The reason for this filing is that Judge Vargas, who gave Cumulus a qualified win over Nielsen in the original case, put the case on hold while Cumulus goes through its prepackaged bankruptcy proceeding in the Southern District of Texas Bankruptcy Court. This being the second time around in less than ten years, Cumulus knows how to get the process completed quickly.

While I’ve written previously about some interesting nuggets from the earlier filings, this one has a couple of tasty bites concerning how Nielsen operates, which I assume is based on the discovery process. Not quite TMZ quality, but still…

For example, Cumulus cites Nielsen documents that “included statements like, ‘[we] will drive local subscription through this network policy'” and the policy will allow Nielsen to “command subscriptions in local markets.”

Cumulus’ attorneys also reviewed some elements of the negotiations between the parties. Cumulus states that their people ran a financial analysis, which revealed that in some markets:

“The cost of Nielsen’s local radio ratings data had outstripped the value Cumulus would receive in advertising revenue.”

Let’s think about that statement for a moment. Cumulus determined that the value of Nielsen data in many of their markets doesn’t work on an ROI basis. The filing doesn’t go into the details of the company’s analysis, but let’s dig a bit deeper.

Per the Cumulus corporate website, the company operates in 84 markets. A few of these are small markets where Nielsen does not offer local ratings. We can surmise that Cumulus found Nielsen data to be at least a marginally good investment in perhaps 32 of their markets, because while the number is “blacked out” in the filing, one line is not: “Nielsen would only sell the ‘Swiss cheese’ version of Nationwide, which omitted data from Cumulus’s four dozen other local markets.”

There you have it. It doesn’t make financial sense for Cumulus to buy Nielsen data in a majority of their markets. Some of those markets are easy to identify.

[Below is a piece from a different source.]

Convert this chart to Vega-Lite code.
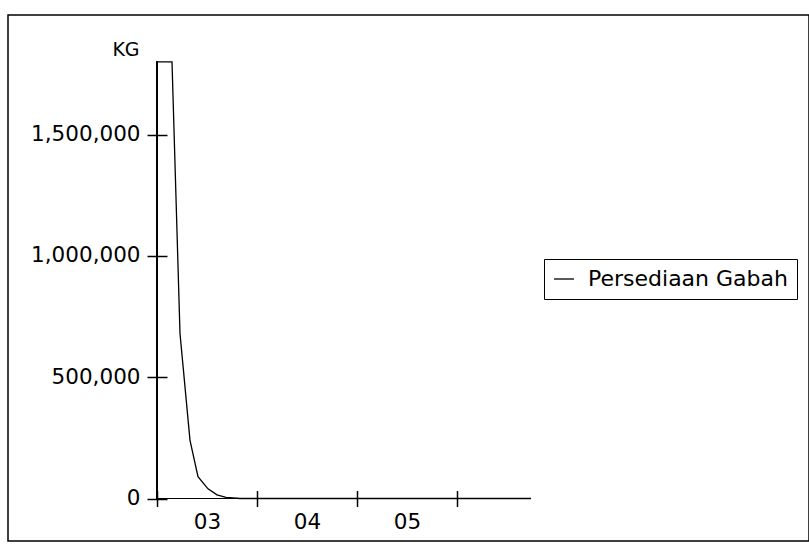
{
  "$schema": "https://vega.github.io/schema/vega-lite/v6.json",
  "width": 801,
  "height": 526,
  "autosize": {"type": "none"},
  "padding": {"left": 8, "top": 15, "right": 0, "bottom": 5},
  "background": "white",
  "config": {
    "view": {"stroke": "black", "strokeWidth": 1.5},
    "font": "DejaVu Sans",
    "axis": {
      "grid": false,
      "domain": false,
      "tickColor": "black",
      "tickWidth": 1.5,
      "labelColor": "black",
      "labelFont": "DejaVu Sans",
      "labelFontSize": 21.5,
      "titleColor": "black",
      "titleFont": "DejaVu Sans",
      "titleFontWeight": "normal"
    },
    "legend": {
      "labelFont": "DejaVu Sans",
      "labelFontSize": 22,
      "labelColor": "black",
      "labelLimit": 0
    }
  },
  "data": {
    "values": [
      {"x": 0, "v": 1800000},
      {"x": 0.15, "v": 1800000},
      {"x": 0.23, "v": 680000},
      {"x": 0.33, "v": 240000},
      {"x": 0.41, "v": 90000},
      {"x": 0.51, "v": 40000},
      {"x": 0.6, "v": 15000},
      {"x": 0.69, "v": 5000},
      {"x": 0.83, "v": 0},
      {"x": 3.74, "v": 0}
    ]
  },
  "layer": [
    {
      "mark": {"type": "line", "strokeWidth": 1.3, "interpolate": "linear"},
      "encoding": {
        "x": {
          "field": "x", "type": "quantitative",
          "scale": {"domain": [-1.49, 6.52], "nice": false, "zero": false},
          "axis": {
            "orient": "bottom", "offset": -42.5, "title": null,
            "values": [0, 1, 2, 3], "tickSize": 8, "labelPadding": 5,
            "labelOffset": -50, "labelAlign": "center",
            "labelExpr": "datum.value == 1 ? '03' : datum.value == 2 ? '04' : datum.value == 3 ? '05' : ''"
          }
        },
        "y": {
          "field": "v", "type": "quantitative",
          "scale": {"domain": [-175185, 1992993], "nice": false, "zero": false},
          "axis": {
            "orient": "left", "offset": -149,
            "values": [0, 500000, 1000000, 1500000], "format": ",d",
            "tickSize": 10, "labelPadding": 7,
            "title": "KG", "titleAngle": 0, "titleAlign": "center",
            "titleBaseline": "alphabetic", "titleX": -31.5, "titleY": 40,
            "titleFontSize": 19
          }
        },
        "color": {
          "datum": "Persediaan Gabah",
          "scale": {"range": ["black"]},
          "legend": {
            "title": null, "orient": "none", "legendX": 536, "legendY": 244,
            "symbolType": "stroke", "symbolSize": 400, "symbolStrokeWidth": 1.3,
            "strokeColor": "black", "fillColor": "white", "padding": 9,
            "cornerRadius": 0, "labelOffset": 13, "labelLimit": 0
          }
        }
      }
    },
    {
      "mark": {"type": "point", "opacity": 0, "size": 1},
      "encoding": {
        "x": {
          "field": "x", "type": "quantitative",
          "scale": {"domain": [-1.49, 6.52], "nice": false, "zero": false},
          "axis": {
            "orient": "bottom", "offset": -42.5, "title": null,
            "values": [0, 1, 2, 3], "tickSize": -8, "labels": false
          }
        },
        "y": {
          "field": "v", "type": "quantitative",
          "scale": {"domain": [-175185, 1992993], "nice": false, "zero": false},
          "axis": {
            "orient": "left", "offset": -149, "title": null,
            "values": [0, 500000, 1000000, 1500000],
            "tickSize": -10, "labels": false
          }
        }
      }
    },
    {
      "mark": {"type": "rule", "color": "black", "strokeWidth": 1.5},
      "encoding": {
        "x": {"datum": 0, "type": "quantitative", "axis": null},
        "y": {"datum": 0, "type": "quantitative", "axis": null},
        "y2": {"datum": 1800000}
      }
    },
    {
      "mark": {"type": "rule", "color": "black", "strokeWidth": 1.2},
      "encoding": {
        "x": {"datum": 0, "type": "quantitative", "axis": null},
        "x2": {"datum": 3.74},
        "y": {"datum": 0, "type": "quantitative", "axis": null}
      }
    }
  ],
  "resolve": {"axis": {"x": "independent", "y": "independent"}}
}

For example, in Los Angeles, Cumulus owns KABC-AM as a standalone. Then there are some small markets that Nielsen continues to measure, but you can imagine that the dollar volume of ratings-based buys is limited compared to the cost of Nielsen data. If you’re not a fan of Cumulus, you might suggest that the company doesn’t know how to use the data to the best effect and could get more value from it. That’s fair, but still — 48 markets don’t make dollars and cents sense?

The Cumulus filing notes that the company still has access to Nationwide until September 2026. Even in bankruptcy — Cumulus’ filing tried to shift some of the blame on Nielsen, but the company’s approximately $700 million in debt was a far bigger factor. Cumulus is requesting that Judge Vargas’ decision be taken off hold and that Nielsen be forced to offer a “reasonable” price for a full Nationwide service along with a limited number of local markets. The rest of the markets would use Eastlan or go without ratings data.

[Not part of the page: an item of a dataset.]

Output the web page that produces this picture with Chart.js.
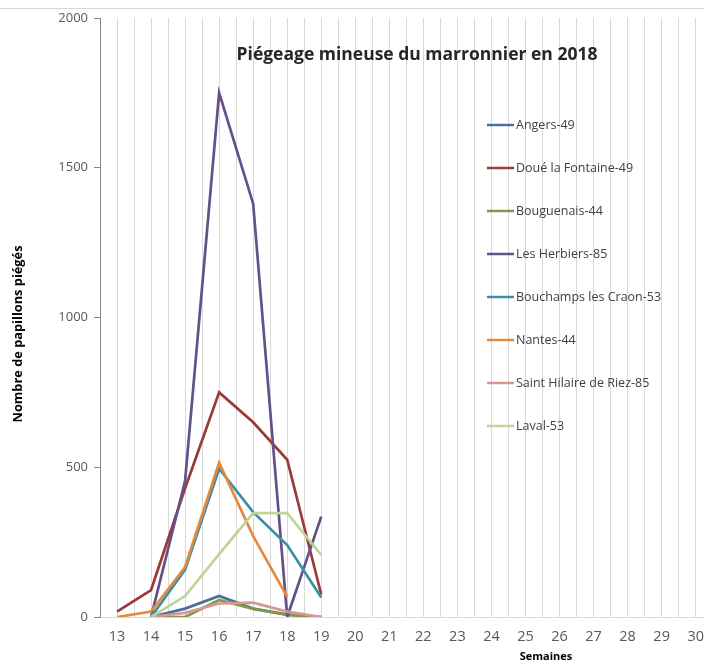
<!DOCTYPE html>
<html>
<head>
<meta charset="utf-8">
<script src="https://cdn.jsdelivr.net/npm/chart.js@4/dist/chart.umd.min.js"></script>
<style>
  html, body { margin: 0; padding: 0; background: #fff; }
  #wrap { width: 704px; height: 664px; overflow: hidden; position: relative; }
  canvas { display: block; }
</style>
</head>
<body>
<div id="wrap"><canvas id="c" width="1000" height="664"></canvas></div>
<script>
// Trapping weeks with counts, and the full week range of the axis
const weeks = [13, 14, 15, 16, 17, 18, 19];
const firstWeek = 13;
const lastWeek = 38;

const siteNames = [
  'Angers-49',
  'Doué la Fontaine-49',
  'Bouguenais-44',
  'Les Herbiers-85',
  'Bouchamps les Craon-53',
  'Nantes-44',
  'Saint Hilaire de Riez-85',
  'Laval-53'
];

// Moths caught per week (null = no reading)
const angers        = [null, 0,  28,   70,   28,   8,   0];
const doueFontaine  = [18,   90, 430,  750,  650,  525, 75];
const bouguenais    = [null, 0,  0,    57,   27,   7,   0];
const lesHerbiers   = [null, 0,  455,  1750, 1380, 0,   335];
const bouchamps     = [null, 0,  158,  495,  350,  240, 65];
const nantes        = [0,    18, 167,  515,  270,  67,  null];
const saintHilaire  = [null, 0,  14,   45,   48,   18,  0];
const laval         = [null, 0,  70,   210,  347,  347, 207];

const yTicks = [0, 500, 1000, 1500, 2000];

const seriesValues = [angers, doueFontaine, bouguenais, lesHerbiers, bouchamps, nantes, saintHilaire, laval];
const seriesColors = ['#4A6F9C', '#9A3B38', '#7F9A45', '#65508A', '#3C8EA6', '#E58A3C', '#D99694', '#BFD39A'];

const datasets = seriesValues.map((vals, i) => ({
  label: siteNames[i],
  data: weeks.map((w, k) => ({ x: w, y: vals[k] })),
  borderColor: seriesColors[i],
  backgroundColor: seriesColors[i],
  borderWidth: 2.7,
  pointRadius: 0,
  tension: 0,
  spanGaps: false,
  order: seriesValues.length - i
}));

const FONT = '"Open Sans", "Liberation Sans", sans-serif';

// Titles, frame line and legend drawn over the plot
const decorations = {
  id: 'decorations',
  afterDraw(chart) {
    const ctx = chart.ctx;
    ctx.save();
    // outer frame line
    ctx.strokeStyle = '#D9D9D9';
    ctx.lineWidth = 1;
    ctx.beginPath();
    ctx.moveTo(0, 8.5);
    ctx.lineTo(chart.width, 8.5);
    ctx.stroke();

    // chart title
    ctx.fillStyle = '#262626';
    ctx.font = 'bold 17.5px ' + FONT;
    ctx.textAlign = 'center';
    ctx.textBaseline = 'middle';
    ctx.fillText('Piégeage mineuse du marronnier en 2018', 417, 55);

    // axis titles
    ctx.fillStyle = '#000';
    ctx.font = 'bold 11px ' + FONT;
    ctx.fillText('Semaines', 546, 657);
    ctx.save();
    ctx.translate(18, 334);
    ctx.rotate(-Math.PI / 2);
    ctx.font = 'bold 12.8px ' + FONT;
    ctx.fillText('Nombre de papillons piégés', 0, 0);
    ctx.restore();

    // legend
    ctx.font = '12.5px ' + FONT;
    ctx.textAlign = 'left';
    chart.data.datasets.forEach((ds, i) => {
      const y = 125 + 43 * i;
      ctx.strokeStyle = ds.borderColor;
      ctx.lineWidth = 2.5;
      ctx.beginPath();
      ctx.moveTo(487, y);
      ctx.lineTo(514, y);
      ctx.stroke();
      ctx.fillStyle = '#404040';
      ctx.fillText(ds.label, 516, y + 0.5);
    });
    ctx.restore();
  }
};

new Chart(document.getElementById('c'), {
  type: 'line',
  data: { datasets },
  options: {
    responsive: false,
    animation: false,
    layout: { padding: { top: 18, right: 15, left: 0, bottom: 0 } },
    plugins: {
      legend: { display: false },
      title: { display: false },
      tooltip: { enabled: false }
    },
    scales: {
      x: {
        type: 'linear',
        min: firstWeek - 0.5,
        max: lastWeek + 0.5,
        afterFit(s) { s.height = 47; },
        afterBuildTicks(s) {
          const t = [];
          for (let v = firstWeek - 0.5; v <= lastWeek + 0.5 + 1e-9; v += 0.5) t.push({ value: v });
          s.ticks = t;
        },
        grid: { color: '#D9D9D9', lineWidth: 1, drawTicks: false },
        border: { color: '#D9D9D9', width: 1 },
        ticks: {
          autoSkip: false,
          maxRotation: 0,
          padding: 11,
          color: '#595959',
          font: { family: FONT, size: 14.5 },
          callback: v => Number.isInteger(v) ? String(v) : ''
        }
      },
      y: {
        min: 0,
        max: 2000,
        afterFit(s) { s.width = 100; },
        afterBuildTicks(s) { s.ticks = yTicks.map(v => ({ value: v })); },
        grid: { drawOnChartArea: false, drawTicks: true, tickLength: 6, color: '#868686' },
        border: { color: '#868686', width: 1 },
        ticks: {
          padding: 6,
          color: '#595959',
          font: { family: FONT, size: 13 },
          callback: v => String(v)
        }
      }
    }
  },
  plugins: [decorations]
});
</script>
</body>
</html>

There is another option: if Nielsen is so recalcitrant, why not sell Westwood One? If a buyer could be found that doesn’t own local stations, the problem goes away. Let’s face it: although Cumulus’ network business is not growing, it may still be profitable.

If you track the reported network revenue for Cumulus from 2021 to the present, you’ll find some disturbing trends. Full-year results show revenue down over 30% from 2021 to 2024. While Cumulus did not release a full-year 2025 report, we can view the nine-month performance.

From 2021 to 2025, revenue in the first nine months was down by over 43%. Another way to look at it is that 2021’s nine-month revenue was higher than 2024’s total year. Not exactly a growth business.

Someone else might find a new way to make the Westwood One business grow again — or maybe not. Regardless, is it time to get this issue out of the courts and move on?